With the help of Sansar and HTC Vive, Ready Player One’s future nostalgia becomes today’s reality in the VR experience, Aech’s Garage and Aech’s Basement.
Ready Player One, Ernest Cline’s bestselling sci-fi novel adapted for the big screen by Steven Spielberg, takes place in a future dystopia where characters interact in a virtual environment with a world of pop culture from the past. With the accelerating development of virtual reality (VR), these two worlds meet in the present reality with the help of Sansar Studios and HTC Vive.
Ready Player One follows the journey of Wade Watts, a teenager in 2044 who plugs into OASIS, a socially-connected VR universe where he can escape his troubled society. Here he searches for an Easter egg left behind by OASIS’s deceased creator, who had an affinity for ‘80s pop culture.
“I think it became required reading for anybody that was working on a VR product,” said Ryan Hoopingarner, executive director of VR marketing at HTC. The HTC Vive headset was used during the filming to help Spielberg, his team and the cast understand how the characters would engage with the scene.
Since OASIS serves as a virtual society in the Ready Player One world, it made sense for Intel to partner with Sansar — the VR extension of Linden Labs that created the game-changing platform Second Life — to deploy an immersive environment in the real world.
“When we took a look at how the space functioned as a Gunter hangout in the book and movie, we knew that building Aech’s Garage on the Sansar platform would bring it to life in a very compelling way,” said Lisa Watts, Intel’s Director of VR Marketing.
To build up excitement for the film, Sansar developed a VR experience exploring the virtual garage-meets-chat room of Watt’s best friend, Aech.
While the film’s aesthetic comes replete with dazzling colors and incredible computer-generated imagery (CGI) scenery, it’s Aech’s Garage that provides a social springboard and a relatable nerd paradise. Packed with nostalgic ephemera such as the EVA space pod from the film 2001: A Space Odyssey, the Iron Giant robot and even Cameron’s dad’s car from Ferris Bueller’s Day Off — this VR hangout connects OASIS with the real world.
Creating a Realistic World
For Aech’s Garage, Sansar took the actual elements built by Industrial Light and Magic — the vanguard of Hollywood visual effects. The Sansar team studied rendered frames of the finished film for lighting, clues to the actual layout of space, and general mood for mapping a room-scale VR experience that remained faithful to the film while allowing users to explore the rich environment.
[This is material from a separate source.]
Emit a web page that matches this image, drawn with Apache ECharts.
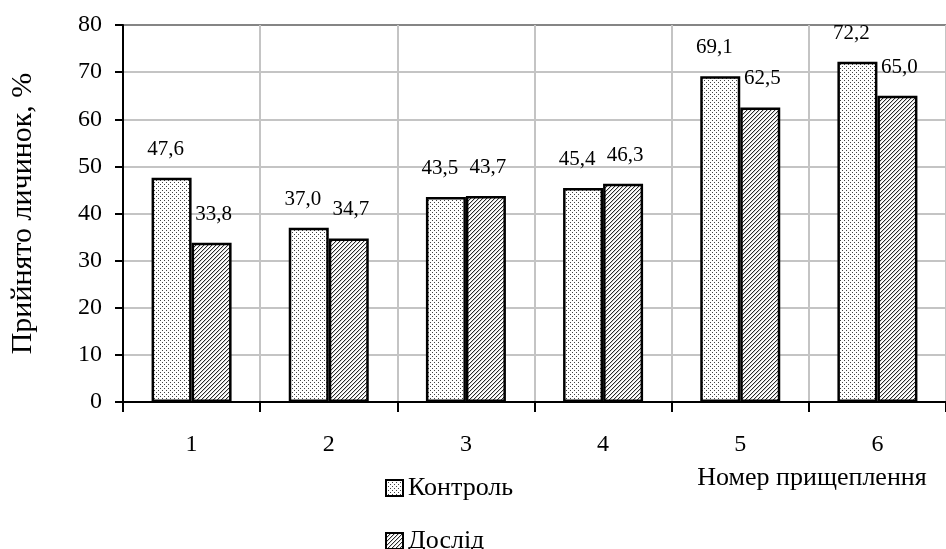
<!DOCTYPE html>
<html>
<head>
<meta charset="utf-8">
<script src="https://cdn.jsdelivr.net/npm/echarts@6/dist/echarts.min.js"></script>
<style>
html,body{margin:0;padding:0;background:#fff;}
#chart{width:946px;height:549px;}
</style>
</head>
<body>
<div id="chart"></div>
<script>
const categories = ['1', '2', '3', '4', '5', '6'];
const controlValues = [47.6, 37.0, 43.5, 45.4, 69.1, 72.2];
const experimentValues = [33.8, 34.7, 43.7, 46.3, 62.5, 65.0];
const seriesNames = ['Контроль', 'Дослід'];
const yTicks = { min: 0, max: 80, interval: 10 };
const yAxisTitle = 'Прийнято личинок, %';
const xAxisTitle = 'Номер прищеплення';

function dotPattern() {
  const c = document.createElement('canvas');
  c.width = 4; c.height = 4;
  const g = c.getContext('2d');
  g.fillStyle = '#ffffff'; g.fillRect(0, 0, 4, 4);
  g.fillStyle = '#444444';
  g.fillRect(0, 0, 1, 1);
  g.fillRect(2, 2, 1, 1);
  return c;
}
function hatchPattern() {
  const n = 4;
  const c = document.createElement('canvas');
  c.width = n; c.height = n;
  const g = c.getContext('2d');
  g.fillStyle = '#ffffff'; g.fillRect(0, 0, n, n);
  for (let x = 0; x < n; x++) {
    for (let y = 0; y < n; y++) {
      const k = (x + y) % n;
      if (k === 0) { g.fillStyle = '#2a2a2a'; g.fillRect(x, y, 1, 1); }
      else if (k === 1) { g.fillStyle = '#d0d0d0'; g.fillRect(x, y, 1, 1); }
    }
  }
  return c;
}

const font = 'Liberation Serif, Times New Roman, serif';
const fmt = p => p.value.toFixed(1).replace('.', ',');

const gridColors = [];
for (let v = yTicks.min; v <= yTicks.max; v += yTicks.interval) {
  gridColors.push(v === yTicks.max ? '#858585' : '#c4c4c4');
}

const legendBase = {
  orient: 'vertical',
  left: 380,
  itemWidth: 17,
  itemHeight: 16,
  icon: 'rect',
  textStyle: { fontFamily: font, fontSize: 26, color: '#000' }
};

const chart = echarts.init(document.getElementById('chart'));
chart.setOption({
  animation: false,
  backgroundColor: '#ffffff',
  grid: { left: 123, top: 25, width: 834, height: 377, containLabel: false },
  legend: [
    Object.assign({}, legendBase, { top: 470, data: [seriesNames[0]] }),
    Object.assign({}, legendBase, { top: 523, data: [seriesNames[1]] })
  ],
  xAxis: {
    type: 'category',
    data: categories,
    axisLine: { lineStyle: { color: '#000', width: 2 } },
    axisTick: { show: true, length: 10, lineStyle: { color: '#000', width: 2 } },
    axisLabel: { margin: 31, fontFamily: font, fontSize: 24, color: '#000' },
    splitLine: { show: true, lineStyle: { color: '#c4c4c4', width: 2 } }
  },
  yAxis: {
    type: 'value',
    min: yTicks.min,
    max: yTicks.max,
    interval: yTicks.interval,
    name: yAxisTitle,
    nameLocation: 'middle',
    nameGap: 85,
    nameTextStyle: { fontFamily: font, fontSize: 30, color: '#000' },
    axisLine: { show: true, lineStyle: { color: '#000', width: 2 } },
    axisTick: { show: true, length: 8, lineStyle: { color: '#000', width: 2 } },
    axisLabel: { margin: 21, fontFamily: font, fontSize: 24, color: '#000' },
    splitLine: { show: true, lineStyle: { color: gridColors, width: 2 } }
  },
  graphic: [{
    type: 'text',
    x: 812,
    y: 478,
    style: {
      text: xAxisTitle,
      font: '26px ' + font,
      fill: '#000',
      align: 'center',
      verticalAlign: 'middle'
    }
  }],
  series: [
    {
      name: seriesNames[0],
      type: 'bar',
      data: controlValues,
      barWidth: 40,
      barGap: '0%',
      itemStyle: {
        color: { image: dotPattern(), repeat: 'repeat' },
        borderColor: '#000',
        borderWidth: 2.5
      },
      label: {
        show: true, position: 'top', distance: 18, offset: [-6, 0],
        formatter: fmt, fontFamily: font, fontSize: 21, color: '#000'
      }
    },
    {
      name: seriesNames[1],
      type: 'bar',
      data: experimentValues,
      barWidth: 40,
      barGap: '0%',
      itemStyle: {
        color: { image: hatchPattern(), repeat: 'repeat' },
        borderColor: '#000',
        borderWidth: 2.5
      },
      label: {
        show: true, position: 'top', distance: 18, offset: [2, 0],
        formatter: fmt, fontFamily: font, fontSize: 21, color: '#000'
      }
    }
  ]
});
</script>
</body>
</html>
“We challenged Sansar Studios to build out the garage in time to share it with the world at the 2018 Consumer Electronics Show,” said Watts, adding that the team leveraged the latest technologies to make it happen. “The amount of data that needed to be processed and rendered was significant and we gave the team only five weeks to complete the entire build.”
Since the shots of the garage serve a specific purpose for Ready Player One’s narrative, it was up to Sansar to develop a logical space that harmonized with CGI parts of the story while feeling natural to the user.
“[We had to] completely build it out 360 degrees, whereas in a film, they only dress it out and polish up to match the exact angle of the shot as it was set up by Spielberg and his team,” said Jason Gholston, head of Sansar Studios.
One way Sansar achieves this is through mimicking scale. Pee Wee Herman’s bicycle, for example, provides a reference point for size and dimension most people can understand.
“By making sure that the bicycle is really dialed in nicely, making sure that the height of the stair steps match what a typical human’s stair steps are setup for — all of a sudden you feel immediately like you’re in a space that is a realistic human scale. That really helps to sell the illusion that you’re in another place.”
Classic Film Memes
The garage itself bridges generation gaps, as players rifle through and talk about a wealth of classic cinematic references in a new medium that reflects the technology in Ready Player One’s imagined future.
“The fun thing to do is just to be in the space and revel in all of these cool classic sci-fi vehicles, with a premise of having them collected or recreated by this fictional character, Aech,” Gholston said.
He added that people often quiz each other to see if they can identify everything in the room while exploring a hyper-realistic cache of fictional totems. From the classic laser tag gun from the ‘80s to spare parts that have fallen off the Iron Giant robot to the clumsy ED-209 from RoboCop, the garage brings classic movies to life for fans.
“It’s a really great place to explore and hang out. That’s what it was designed for,” he said.
For HTC’s Hoopingarner, the movie is an opportunity to show a broader general audience what VR has in store for the future of technology and interactive communication. But it’s also a movie about fandom, he said.
“We’ve partnered to show people how the things that they already love exist in VR,” Hoopingarner said.
“Nobody is going to adopt a new technology just for the sake of new technology, but if they understand how VR can help them appreciate the things that they already appreciate in life, that’s really where that conversion point hits.”
Sansar and Vive’s Reader Player One experience is about taking people into spaces that they wouldn’t normally be able to go, whether real or imagined. Viewers don’t have to be an Ernest Cline or Steven Spielberg or video game fan to be intrigued by that idea.